Si cette hallucination n’était pas aussi scandaleuse, elle pourrait être étudiée comme un exemple de cette bizarrerie du cinéma, qui est que nous voyons souvent des choses qu’il ne nous montre pas. C’est sa force, et l’on pourrait dire que, de même que l’essentiel de la littérature est entre les lignes, l’essentiel du cinéma est souvent entre les images. Mais cette « liberté » accordée au spectateur n’est pas sans danger lorsque celui-ci se sent morveux et décide de s’offrir une douteuse catharsis sur le dos du réalisateur.

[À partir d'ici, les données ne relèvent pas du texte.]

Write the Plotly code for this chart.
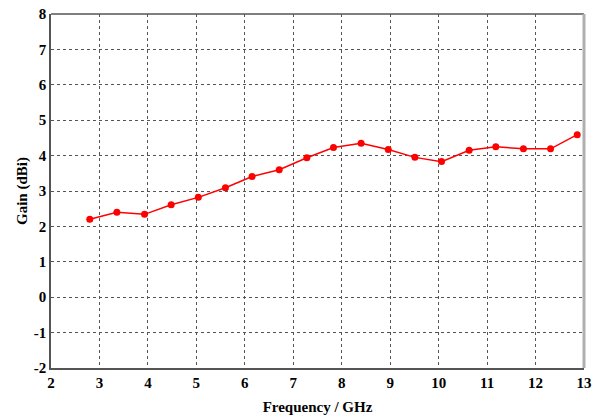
import plotly.graph_objects as go

freq_ghz = [2.80, 3.36, 3.93, 4.48, 5.04, 5.60, 6.15, 6.71, 7.28, 7.83, 8.40,
            8.96, 9.51, 10.06, 10.63, 11.18, 11.75, 12.31, 12.86]
gain_dbi = [2.20, 2.40, 2.34, 2.61, 2.82, 3.09, 3.41, 3.60, 3.94, 4.23, 4.35,
            4.17, 3.95, 3.83, 4.15, 4.25, 4.19, 4.19, 4.59]

x_ticks = list(range(2, 14))
y_ticks = list(range(-2, 9))

font_family = "Liberation Serif, Times New Roman, serif"

fig = go.Figure()
fig.add_trace(go.Scatter(
    x=freq_ghz, y=gain_dbi, mode="lines+markers",
    line=dict(color="#ff0000", width=1.5),
    marker=dict(color="#ff0000", size=7),
    showlegend=False, cliponaxis=False,
))

tick_font = dict(family=font_family, size=15, color="black", weight="bold")
title_font = dict(family=font_family, size=15, color="black", weight="bold")

axis_common = dict(
    showgrid=True, gridcolor="#555555", griddash="dot", gridwidth=1,
    zeroline=False, showline=True, linecolor="#555555", linewidth=1.5,
    ticks="", tickfont=tick_font, automargin=False,
)

fig.update_xaxes(
    range=[2, 13], tickvals=x_ticks, ticktext=[str(v) for v in x_ticks],
    title=dict(text="Frequency / GHz", font=title_font, standoff=12),
    **axis_common,
)
fig.update_yaxes(
    range=[-2, 8], tickvals=y_ticks, ticktext=[str(v) for v in y_ticks],
    title=dict(text="Gain (dBi)", font=title_font, standoff=3),
    **axis_common,
)

# top border (dark) and right border (light gray)
fig.add_shape(type="line", xref="paper", yref="paper", x0=0, x1=1, y0=1, y1=1,
              line=dict(color="#555555", width=1.5))
fig.add_shape(type="line", xref="paper", yref="paper", x0=1, x1=1, y0=0, y1=1,
              line=dict(color="#b0b0b0", width=3))

fig.update_layout(
    width=597, height=417,
    margin=dict(l=51, r=13, t=14, b=49),
    plot_bgcolor="white", paper_bgcolor="white",
    font=dict(family=font_family, color="black"),
)

fig.write_html("out.html", config={"displayModeBar": False},
               post_script="document.body.style.margin='0';")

On pourra appliquer ici à Wajda la brillante analyse faite à propos de Spielberg par Michel Etcheverry dans le Dictionnaire de la pensée du cinéma (1) : "Spielberg fait figure de cas d’école pour qui veut démontrer que l’on méprise parfois un cinéaste non pour ce qu’il est, mais parce que l’on projette sur lui ce que l’on n’a pas envie d’y voir. On le prend donc pour un marchand de bonheur alors que c’est un pessimiste. La pratique du happy end — qu’on lui a beaucoup reprochée, notamment dans La Liste de Schindler (2) — n’est chez lui qu’une manière de rééquilibrer et de rendre acceptable une noirceur qui confine à la misanthropie."


Suite logique des mauvais traitements cannois, Korczak fut distribué dans les salles à la sauvette pour tomber très vite dans l’oubli. Inutile de chercher aujourd’hui un dvd pour le (re-)voir et le juger objectivement. Pour être précis, il en existe une édition polonaise, mais non sous-titrée, et incluse dans toute une "collection Wajda", qui doit coûter la bagatelle de 150 euros. Peut-on murmurer ici que l’exception culturelle doit être trouvée dans le téléchargement, qui permet de voir ce film avec des sous-titres français ou anglais ? (3)


FAL


Korczak, d’Andrzej Wajda, avec Wojciech Pszoniak (scénario : Agnieszka Holland).


Remerciements : Nicolas Rioult.



(1) Sous la direction d’Antoine de Baecque et Philippe Chevalier. PUF, Quadrige, 2012.

(2) Le nom de Wajda apparaît au générique de ce film dans la liste des remerciements.

(3) Quelqu’un nous souffle à l’oreille que le film est visible intégralement sur YouTube, mais nous n’avons bien évidemment rien entendu.